* WORK TO DO
Quote the listing below word for word, stopping after the line that contains "import numpy as np".

-- start MATERIAL --

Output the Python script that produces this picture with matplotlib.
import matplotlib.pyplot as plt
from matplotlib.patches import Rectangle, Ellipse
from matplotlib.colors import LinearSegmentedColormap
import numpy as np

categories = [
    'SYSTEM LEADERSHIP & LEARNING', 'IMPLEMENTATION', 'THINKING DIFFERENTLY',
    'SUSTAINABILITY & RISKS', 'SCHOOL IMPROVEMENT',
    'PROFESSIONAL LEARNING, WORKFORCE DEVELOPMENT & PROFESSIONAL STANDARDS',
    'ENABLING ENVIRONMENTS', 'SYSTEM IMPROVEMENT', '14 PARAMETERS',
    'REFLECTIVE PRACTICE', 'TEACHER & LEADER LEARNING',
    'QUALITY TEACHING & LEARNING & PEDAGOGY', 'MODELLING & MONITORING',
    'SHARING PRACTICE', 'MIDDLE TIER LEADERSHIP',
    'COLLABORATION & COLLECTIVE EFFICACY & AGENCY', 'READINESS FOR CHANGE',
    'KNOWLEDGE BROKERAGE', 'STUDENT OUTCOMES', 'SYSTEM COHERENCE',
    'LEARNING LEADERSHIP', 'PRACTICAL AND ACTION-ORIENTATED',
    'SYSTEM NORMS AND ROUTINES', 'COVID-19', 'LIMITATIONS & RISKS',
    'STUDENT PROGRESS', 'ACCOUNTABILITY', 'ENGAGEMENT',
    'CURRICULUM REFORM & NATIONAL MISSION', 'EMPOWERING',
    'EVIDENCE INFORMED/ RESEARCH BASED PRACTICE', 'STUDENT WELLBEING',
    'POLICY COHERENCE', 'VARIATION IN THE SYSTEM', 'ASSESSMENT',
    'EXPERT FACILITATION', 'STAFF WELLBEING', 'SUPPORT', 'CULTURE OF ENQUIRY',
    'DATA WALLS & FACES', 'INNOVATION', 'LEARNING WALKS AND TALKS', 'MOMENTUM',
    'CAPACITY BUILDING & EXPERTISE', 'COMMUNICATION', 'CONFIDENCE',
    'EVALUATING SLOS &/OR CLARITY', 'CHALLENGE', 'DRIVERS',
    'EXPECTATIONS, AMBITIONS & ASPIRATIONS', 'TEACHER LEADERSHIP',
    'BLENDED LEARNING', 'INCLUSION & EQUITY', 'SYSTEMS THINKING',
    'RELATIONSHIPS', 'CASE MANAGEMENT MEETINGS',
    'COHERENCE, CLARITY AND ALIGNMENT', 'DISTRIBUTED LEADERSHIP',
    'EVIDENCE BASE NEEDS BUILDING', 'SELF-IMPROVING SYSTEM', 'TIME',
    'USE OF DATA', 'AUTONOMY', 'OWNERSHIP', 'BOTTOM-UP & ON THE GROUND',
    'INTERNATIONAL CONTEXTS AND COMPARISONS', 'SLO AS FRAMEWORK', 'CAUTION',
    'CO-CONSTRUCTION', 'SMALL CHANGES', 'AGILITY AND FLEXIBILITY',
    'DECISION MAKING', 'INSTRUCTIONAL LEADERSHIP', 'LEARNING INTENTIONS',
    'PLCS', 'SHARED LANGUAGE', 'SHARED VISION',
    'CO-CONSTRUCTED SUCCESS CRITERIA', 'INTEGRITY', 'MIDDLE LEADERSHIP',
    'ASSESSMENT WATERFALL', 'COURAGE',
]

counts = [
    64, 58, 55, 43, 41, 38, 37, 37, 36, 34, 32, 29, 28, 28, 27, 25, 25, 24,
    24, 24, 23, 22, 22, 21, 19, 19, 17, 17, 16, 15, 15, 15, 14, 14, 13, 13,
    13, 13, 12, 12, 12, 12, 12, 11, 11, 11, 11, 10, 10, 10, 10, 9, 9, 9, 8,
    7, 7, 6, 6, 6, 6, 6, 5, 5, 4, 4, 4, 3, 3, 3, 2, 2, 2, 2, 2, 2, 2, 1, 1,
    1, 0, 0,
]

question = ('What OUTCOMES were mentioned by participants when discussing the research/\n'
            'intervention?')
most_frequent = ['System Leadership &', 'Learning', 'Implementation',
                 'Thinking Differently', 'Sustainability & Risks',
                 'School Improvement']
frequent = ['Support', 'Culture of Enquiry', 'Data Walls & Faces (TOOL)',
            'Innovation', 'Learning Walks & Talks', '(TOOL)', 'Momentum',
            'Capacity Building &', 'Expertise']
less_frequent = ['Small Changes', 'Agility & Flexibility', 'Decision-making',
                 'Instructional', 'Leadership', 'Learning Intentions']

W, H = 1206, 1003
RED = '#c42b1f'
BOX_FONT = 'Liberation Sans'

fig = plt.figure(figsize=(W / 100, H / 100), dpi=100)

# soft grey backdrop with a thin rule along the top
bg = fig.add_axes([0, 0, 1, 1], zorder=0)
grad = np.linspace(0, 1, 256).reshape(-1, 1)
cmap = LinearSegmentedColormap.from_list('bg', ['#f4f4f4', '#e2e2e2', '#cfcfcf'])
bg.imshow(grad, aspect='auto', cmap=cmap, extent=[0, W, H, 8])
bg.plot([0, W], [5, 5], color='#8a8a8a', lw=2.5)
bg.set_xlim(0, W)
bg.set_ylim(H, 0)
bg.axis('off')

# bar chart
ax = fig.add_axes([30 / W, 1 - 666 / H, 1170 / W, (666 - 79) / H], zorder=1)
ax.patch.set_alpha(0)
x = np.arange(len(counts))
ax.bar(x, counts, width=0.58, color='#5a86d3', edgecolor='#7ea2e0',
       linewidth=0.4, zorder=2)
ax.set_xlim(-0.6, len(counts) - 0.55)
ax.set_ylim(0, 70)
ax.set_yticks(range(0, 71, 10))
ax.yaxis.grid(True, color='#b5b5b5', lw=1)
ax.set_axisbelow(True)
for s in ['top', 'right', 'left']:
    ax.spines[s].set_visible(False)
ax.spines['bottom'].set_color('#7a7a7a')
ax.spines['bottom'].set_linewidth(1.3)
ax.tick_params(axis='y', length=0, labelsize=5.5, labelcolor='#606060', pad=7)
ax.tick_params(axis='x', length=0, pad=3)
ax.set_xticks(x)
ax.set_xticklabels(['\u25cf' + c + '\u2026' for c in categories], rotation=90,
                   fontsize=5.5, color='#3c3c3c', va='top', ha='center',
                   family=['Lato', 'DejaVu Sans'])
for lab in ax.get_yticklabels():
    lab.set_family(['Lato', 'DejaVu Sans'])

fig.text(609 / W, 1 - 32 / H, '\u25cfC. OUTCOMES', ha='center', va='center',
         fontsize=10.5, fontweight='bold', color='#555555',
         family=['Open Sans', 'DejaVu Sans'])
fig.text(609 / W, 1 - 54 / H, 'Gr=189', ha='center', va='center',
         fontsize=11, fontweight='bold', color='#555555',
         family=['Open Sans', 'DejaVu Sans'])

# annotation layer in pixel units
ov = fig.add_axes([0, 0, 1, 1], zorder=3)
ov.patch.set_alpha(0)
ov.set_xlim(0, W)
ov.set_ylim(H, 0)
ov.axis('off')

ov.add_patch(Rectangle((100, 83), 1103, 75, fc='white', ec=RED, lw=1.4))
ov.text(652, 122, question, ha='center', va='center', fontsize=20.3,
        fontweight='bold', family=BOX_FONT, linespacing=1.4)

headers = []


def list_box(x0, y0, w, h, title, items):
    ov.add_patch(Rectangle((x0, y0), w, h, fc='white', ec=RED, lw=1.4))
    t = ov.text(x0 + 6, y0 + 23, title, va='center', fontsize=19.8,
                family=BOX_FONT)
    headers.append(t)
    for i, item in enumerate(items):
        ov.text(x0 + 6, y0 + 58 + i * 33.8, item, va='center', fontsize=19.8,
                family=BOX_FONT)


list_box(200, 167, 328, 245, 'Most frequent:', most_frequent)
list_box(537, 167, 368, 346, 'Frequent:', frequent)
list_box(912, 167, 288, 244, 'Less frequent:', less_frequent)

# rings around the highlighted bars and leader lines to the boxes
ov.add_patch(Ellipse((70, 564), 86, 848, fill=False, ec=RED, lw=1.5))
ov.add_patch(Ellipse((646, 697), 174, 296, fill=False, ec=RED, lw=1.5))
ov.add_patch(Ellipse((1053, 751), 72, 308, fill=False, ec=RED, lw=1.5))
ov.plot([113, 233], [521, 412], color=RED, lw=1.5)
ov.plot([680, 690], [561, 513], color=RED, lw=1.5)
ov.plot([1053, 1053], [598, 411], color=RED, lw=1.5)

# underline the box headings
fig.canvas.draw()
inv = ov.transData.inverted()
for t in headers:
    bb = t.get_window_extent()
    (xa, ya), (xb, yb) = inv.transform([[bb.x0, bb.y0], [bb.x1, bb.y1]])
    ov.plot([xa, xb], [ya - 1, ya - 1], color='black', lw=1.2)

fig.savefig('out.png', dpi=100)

-- end MATERIAL --

* PROBLEM SOLUTION
Output the Python script that produces this picture with matplotlib.
import matplotlib.pyplot as plt
from matplotlib.patches import Rectangle, Ellipse
from matplotlib.colors import LinearSegmentedColormap
import numpy as np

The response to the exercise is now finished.